### SET TASK
Output all of the entries below precisely as written.

Dataset records
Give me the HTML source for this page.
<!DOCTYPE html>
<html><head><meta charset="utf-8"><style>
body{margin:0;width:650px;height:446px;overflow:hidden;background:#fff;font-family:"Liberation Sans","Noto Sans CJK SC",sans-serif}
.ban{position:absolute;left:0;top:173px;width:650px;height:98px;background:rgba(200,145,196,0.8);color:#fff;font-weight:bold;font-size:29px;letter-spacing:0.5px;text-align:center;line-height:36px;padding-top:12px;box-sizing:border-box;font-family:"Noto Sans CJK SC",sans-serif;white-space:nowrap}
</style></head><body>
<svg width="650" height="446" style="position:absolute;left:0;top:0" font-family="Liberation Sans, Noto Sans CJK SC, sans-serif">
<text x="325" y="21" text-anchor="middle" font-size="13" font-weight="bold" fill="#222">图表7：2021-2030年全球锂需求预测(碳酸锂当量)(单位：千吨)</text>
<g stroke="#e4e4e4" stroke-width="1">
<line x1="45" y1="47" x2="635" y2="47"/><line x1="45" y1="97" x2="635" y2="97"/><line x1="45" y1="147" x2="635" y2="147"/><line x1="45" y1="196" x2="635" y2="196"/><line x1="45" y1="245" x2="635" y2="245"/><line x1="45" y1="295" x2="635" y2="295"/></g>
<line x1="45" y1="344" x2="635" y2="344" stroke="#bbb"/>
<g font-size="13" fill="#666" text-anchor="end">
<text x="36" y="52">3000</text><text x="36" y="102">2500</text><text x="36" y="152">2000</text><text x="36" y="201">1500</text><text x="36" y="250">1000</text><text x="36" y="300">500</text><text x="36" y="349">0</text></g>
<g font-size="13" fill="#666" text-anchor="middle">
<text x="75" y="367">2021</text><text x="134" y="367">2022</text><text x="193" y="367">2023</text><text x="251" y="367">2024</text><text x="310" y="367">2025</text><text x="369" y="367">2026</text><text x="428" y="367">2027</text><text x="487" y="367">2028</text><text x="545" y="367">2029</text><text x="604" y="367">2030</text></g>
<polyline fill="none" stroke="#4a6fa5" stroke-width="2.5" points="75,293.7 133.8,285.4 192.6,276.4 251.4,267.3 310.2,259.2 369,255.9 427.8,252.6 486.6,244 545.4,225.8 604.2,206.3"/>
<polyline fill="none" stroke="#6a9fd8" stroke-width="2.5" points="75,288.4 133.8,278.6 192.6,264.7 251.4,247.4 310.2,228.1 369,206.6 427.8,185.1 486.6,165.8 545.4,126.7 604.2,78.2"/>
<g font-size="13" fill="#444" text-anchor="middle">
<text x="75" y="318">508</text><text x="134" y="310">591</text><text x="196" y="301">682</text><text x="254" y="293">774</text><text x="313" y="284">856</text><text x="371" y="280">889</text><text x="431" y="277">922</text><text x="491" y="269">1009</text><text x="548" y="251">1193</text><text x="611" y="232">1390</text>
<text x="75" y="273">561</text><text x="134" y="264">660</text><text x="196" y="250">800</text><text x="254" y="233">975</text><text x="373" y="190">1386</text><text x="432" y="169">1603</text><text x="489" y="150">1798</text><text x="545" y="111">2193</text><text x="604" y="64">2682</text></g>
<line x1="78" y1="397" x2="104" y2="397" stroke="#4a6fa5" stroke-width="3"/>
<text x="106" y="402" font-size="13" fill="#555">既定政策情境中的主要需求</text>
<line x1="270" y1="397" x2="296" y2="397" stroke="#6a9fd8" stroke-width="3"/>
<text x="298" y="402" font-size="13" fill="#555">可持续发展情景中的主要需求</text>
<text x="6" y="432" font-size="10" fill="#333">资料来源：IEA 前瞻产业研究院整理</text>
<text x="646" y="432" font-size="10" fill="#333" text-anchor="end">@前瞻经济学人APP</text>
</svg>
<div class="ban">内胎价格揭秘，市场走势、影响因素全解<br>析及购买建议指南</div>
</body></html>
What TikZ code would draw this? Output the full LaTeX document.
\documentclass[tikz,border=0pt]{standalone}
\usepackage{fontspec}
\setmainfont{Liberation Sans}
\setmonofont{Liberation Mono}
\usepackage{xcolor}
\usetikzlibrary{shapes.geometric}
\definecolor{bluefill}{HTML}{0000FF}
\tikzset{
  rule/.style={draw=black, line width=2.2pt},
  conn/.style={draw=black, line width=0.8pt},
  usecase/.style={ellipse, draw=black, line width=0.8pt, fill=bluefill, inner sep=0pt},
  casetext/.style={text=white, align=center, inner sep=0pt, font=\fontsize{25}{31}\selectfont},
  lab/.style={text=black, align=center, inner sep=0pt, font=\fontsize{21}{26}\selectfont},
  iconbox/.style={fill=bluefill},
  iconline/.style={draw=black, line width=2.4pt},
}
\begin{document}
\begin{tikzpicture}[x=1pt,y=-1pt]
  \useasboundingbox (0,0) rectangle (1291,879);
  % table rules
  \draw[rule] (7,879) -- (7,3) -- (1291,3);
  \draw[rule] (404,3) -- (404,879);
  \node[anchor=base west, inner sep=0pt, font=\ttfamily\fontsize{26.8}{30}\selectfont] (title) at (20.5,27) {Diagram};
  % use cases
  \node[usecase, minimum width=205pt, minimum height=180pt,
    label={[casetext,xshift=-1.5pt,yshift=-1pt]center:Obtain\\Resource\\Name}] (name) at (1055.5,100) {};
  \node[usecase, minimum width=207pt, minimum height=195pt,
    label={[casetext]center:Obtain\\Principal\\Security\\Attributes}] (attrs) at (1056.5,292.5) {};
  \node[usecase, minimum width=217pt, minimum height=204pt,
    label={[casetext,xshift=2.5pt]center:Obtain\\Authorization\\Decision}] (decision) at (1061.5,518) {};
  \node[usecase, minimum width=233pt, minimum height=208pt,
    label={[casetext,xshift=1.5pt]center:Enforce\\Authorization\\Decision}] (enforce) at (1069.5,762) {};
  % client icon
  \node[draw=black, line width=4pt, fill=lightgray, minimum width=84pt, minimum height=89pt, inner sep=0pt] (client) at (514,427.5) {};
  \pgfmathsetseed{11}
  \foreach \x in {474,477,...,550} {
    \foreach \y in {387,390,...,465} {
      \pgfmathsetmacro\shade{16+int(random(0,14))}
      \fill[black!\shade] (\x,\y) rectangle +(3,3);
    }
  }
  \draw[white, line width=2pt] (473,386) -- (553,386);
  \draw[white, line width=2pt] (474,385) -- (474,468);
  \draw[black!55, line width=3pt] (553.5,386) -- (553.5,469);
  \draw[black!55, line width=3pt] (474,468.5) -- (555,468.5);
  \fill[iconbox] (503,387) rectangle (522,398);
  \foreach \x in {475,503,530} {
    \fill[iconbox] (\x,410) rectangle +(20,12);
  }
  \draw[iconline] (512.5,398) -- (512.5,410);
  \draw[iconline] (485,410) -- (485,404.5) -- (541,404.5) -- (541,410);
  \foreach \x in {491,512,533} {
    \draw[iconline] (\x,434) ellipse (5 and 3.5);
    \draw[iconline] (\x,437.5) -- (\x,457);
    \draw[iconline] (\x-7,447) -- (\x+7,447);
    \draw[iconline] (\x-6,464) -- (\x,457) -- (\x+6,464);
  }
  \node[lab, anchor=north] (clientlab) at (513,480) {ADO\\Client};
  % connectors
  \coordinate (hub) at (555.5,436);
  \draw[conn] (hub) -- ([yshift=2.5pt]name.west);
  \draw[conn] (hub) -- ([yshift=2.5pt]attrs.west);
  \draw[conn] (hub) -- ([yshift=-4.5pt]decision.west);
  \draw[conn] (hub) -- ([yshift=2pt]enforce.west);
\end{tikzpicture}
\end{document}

### WORKED SOLUTION
Give me the HTML source for this page.
<!DOCTYPE html>
<html><head><meta charset="utf-8"><style>
body{margin:0;width:650px;height:446px;overflow:hidden;background:#fff;font-family:"Liberation Sans","Noto Sans CJK SC",sans-serif}
.ban{position:absolute;left:0;top:173px;width:650px;height:98px;background:rgba(200,145,196,0.8);color:#fff;font-weight:bold;font-size:29px;letter-spacing:0.5px;text-align:center;line-height:36px;padding-top:12px;box-sizing:border-box;font-family:"Noto Sans CJK SC",sans-serif;white-space:nowrap}
</style></head><body>
<svg width="650" height="446" style="position:absolute;left:0;top:0" font-family="Liberation Sans, Noto Sans CJK SC, sans-serif">
<text x="325" y="21" text-anchor="middle" font-size="13" font-weight="bold" fill="#222">图表7：2021-2030年全球锂需求预测(碳酸锂当量)(单位：千吨)</text>
<g stroke="#e4e4e4" stroke-width="1">
<line x1="45" y1="47" x2="635" y2="47"/><line x1="45" y1="97" x2="635" y2="97"/><line x1="45" y1="147" x2="635" y2="147"/><line x1="45" y1="196" x2="635" y2="196"/><line x1="45" y1="245" x2="635" y2="245"/><line x1="45" y1="295" x2="635" y2="295"/></g>
<line x1="45" y1="344" x2="635" y2="344" stroke="#bbb"/>
<g font-size="13" fill="#666" text-anchor="end">
<text x="36" y="52">3000</text><text x="36" y="102">2500</text><text x="36" y="152">2000</text><text x="36" y="201">1500</text><text x="36" y="250">1000</text><text x="36" y="300">500</text><text x="36" y="349">0</text></g>
<g font-size="13" fill="#666" text-anchor="middle">
<text x="75" y="367">2021</text><text x="134" y="367">2022</text><text x="193" y="367">2023</text><text x="251" y="367">2024</text><text x="310" y="367">2025</text><text x="369" y="367">2026</text><text x="428" y="367">2027</text><text x="487" y="367">2028</text><text x="545" y="367">2029</text><text x="604" y="367">2030</text></g>
<polyline fill="none" stroke="#4a6fa5" stroke-width="2.5" points="75,293.7 133.8,285.4 192.6,276.4 251.4,267.3 310.2,259.2 369,255.9 427.8,252.6 486.6,244 545.4,225.8 604.2,206.3"/>
<polyline fill="none" stroke="#6a9fd8" stroke-width="2.5" points="75,288.4 133.8,278.6 192.6,264.7 251.4,247.4 310.2,228.1 369,206.6 427.8,185.1 486.6,165.8 545.4,126.7 604.2,78.2"/>
<g font-size="13" fill="#444" text-anchor="middle">
<text x="75" y="318">508</text><text x="134" y="310">591</text><text x="196" y="301">682</text><text x="254" y="293">774</text><text x="313" y="284">856</text><text x="371" y="280">889</text><text x="431" y="277">922</text><text x="491" y="269">1009</text><text x="548" y="251">1193</text><text x="611" y="232">1390</text>
<text x="75" y="273">561</text><text x="134" y="264">660</text><text x="196" y="250">800</text><text x="254" y="233">975</text><text x="373" y="190">1386</text><text x="432" y="169">1603</text><text x="489" y="150">1798</text><text x="545" y="111">2193</text><text x="604" y="64">2682</text></g>
<line x1="78" y1="397" x2="104" y2="397" stroke="#4a6fa5" stroke-width="3"/>
<text x="106" y="402" font-size="13" fill="#555">既定政策情境中的主要需求</text>
<line x1="270" y1="397" x2="296" y2="397" stroke="#6a9fd8" stroke-width="3"/>
<text x="298" y="402" font-size="13" fill="#555">可持续发展情景中的主要需求</text>
<text x="6" y="432" font-size="10" fill="#333">资料来源：IEA 前瞻产业研究院整理</text>
<text x="646" y="432" font-size="10" fill="#333" text-anchor="end">@前瞻经济学人APP</text>
</svg>
<div class="ban">内胎价格揭秘，市场走势、影响因素全解<br>析及购买建议指南</div>
</body></html>
What TikZ code would draw this? Output the full LaTeX document.
\documentclass[tikz,border=0pt]{standalone}
\usepackage{fontspec}
\setmainfont{Liberation Sans}
\setmonofont{Liberation Mono}
\usepackage{xcolor}
\usetikzlibrary{shapes.geometric}
\definecolor{bluefill}{HTML}{0000FF}
\tikzset{
  rule/.style={draw=black, line width=2.2pt},
  conn/.style={draw=black, line width=0.8pt},
  usecase/.style={ellipse, draw=black, line width=0.8pt, fill=bluefill, inner sep=0pt},
  casetext/.style={text=white, align=center, inner sep=0pt, font=\fontsize{25}{31}\selectfont},
  lab/.style={text=black, align=center, inner sep=0pt, font=\fontsize{21}{26}\selectfont},
  iconbox/.style={fill=bluefill},
  iconline/.style={draw=black, line width=2.4pt},
}
\begin{document}
\begin{tikzpicture}[x=1pt,y=-1pt]
  \useasboundingbox (0,0) rectangle (1291,879);
  % table rules
  \draw[rule] (7,879) -- (7,3) -- (1291,3);
  \draw[rule] (404,3) -- (404,879);
  \node[anchor=base west, inner sep=0pt, font=\ttfamily\fontsize{26.8}{30}\selectfont] (title) at (20.5,27) {Diagram};
  % use cases
  \node[usecase, minimum width=205pt, minimum height=180pt,
    label={[casetext,xshift=-1.5pt,yshift=-1pt]center:Obtain\\Resource\\Name}] (name) at (1055.5,100) {};
  \node[usecase, minimum width=207pt, minimum height=195pt,
    label={[casetext]center:Obtain\\Principal\\Security\\Attributes}] (attrs) at (1056.5,292.5) {};
  \node[usecase, minimum width=217pt, minimum height=204pt,
    label={[casetext,xshift=2.5pt]center:Obtain\\Authorization\\Decision}] (decision) at (1061.5,518) {};
  \node[usecase, minimum width=233pt, minimum height=208pt,
    label={[casetext,xshift=1.5pt]center:Enforce\\Authorization\\Decision}] (enforce) at (1069.5,762) {};
  % client icon
  \node[draw=black, line width=4pt, fill=lightgray, minimum width=84pt, minimum height=89pt, inner sep=0pt] (client) at (514,427.5) {};
  \pgfmathsetseed{11}
  \foreach \x in {474,477,...,550} {
    \foreach \y in {387,390,...,465} {
      \pgfmathsetmacro\shade{16+int(random(0,14))}
      \fill[black!\shade] (\x,\y) rectangle +(3,3);
    }
  }
  \draw[white, line width=2pt] (473,386) -- (553,386);
  \draw[white, line width=2pt] (474,385) -- (474,468);
  \draw[black!55, line width=3pt] (553.5,386) -- (553.5,469);
  \draw[black!55, line width=3pt] (474,468.5) -- (555,468.5);
  \fill[iconbox] (503,387) rectangle (522,398);
  \foreach \x in {475,503,530} {
    \fill[iconbox] (\x,410) rectangle +(20,12);
  }
  \draw[iconline] (512.5,398) -- (512.5,410);
  \draw[iconline] (485,410) -- (485,404.5) -- (541,404.5) -- (541,410);
  \foreach \x in {491,512,533} {
    \draw[iconline] (\x,434) ellipse (5 and 3.5);
    \draw[iconline] (\x,437.5) -- (\x,457);
    \draw[iconline] (\x-7,447) -- (\x+7,447);
    \draw[iconline] (\x-6,464) -- (\x,457) -- (\x+6,464);
  }
  \node[lab, anchor=north] (clientlab) at (513,480) {ADO\\Client};
  % connectors
  \coordinate (hub) at (555.5,436);
  \draw[conn] (hub) -- ([yshift=2.5pt]name.west);
  \draw[conn] (hub) -- ([yshift=2.5pt]attrs.west);
  \draw[conn] (hub) -- ([yshift=-4.5pt]decision.west);
  \draw[conn] (hub) -- ([yshift=2pt]enforce.west);
\end{tikzpicture}
\end{document}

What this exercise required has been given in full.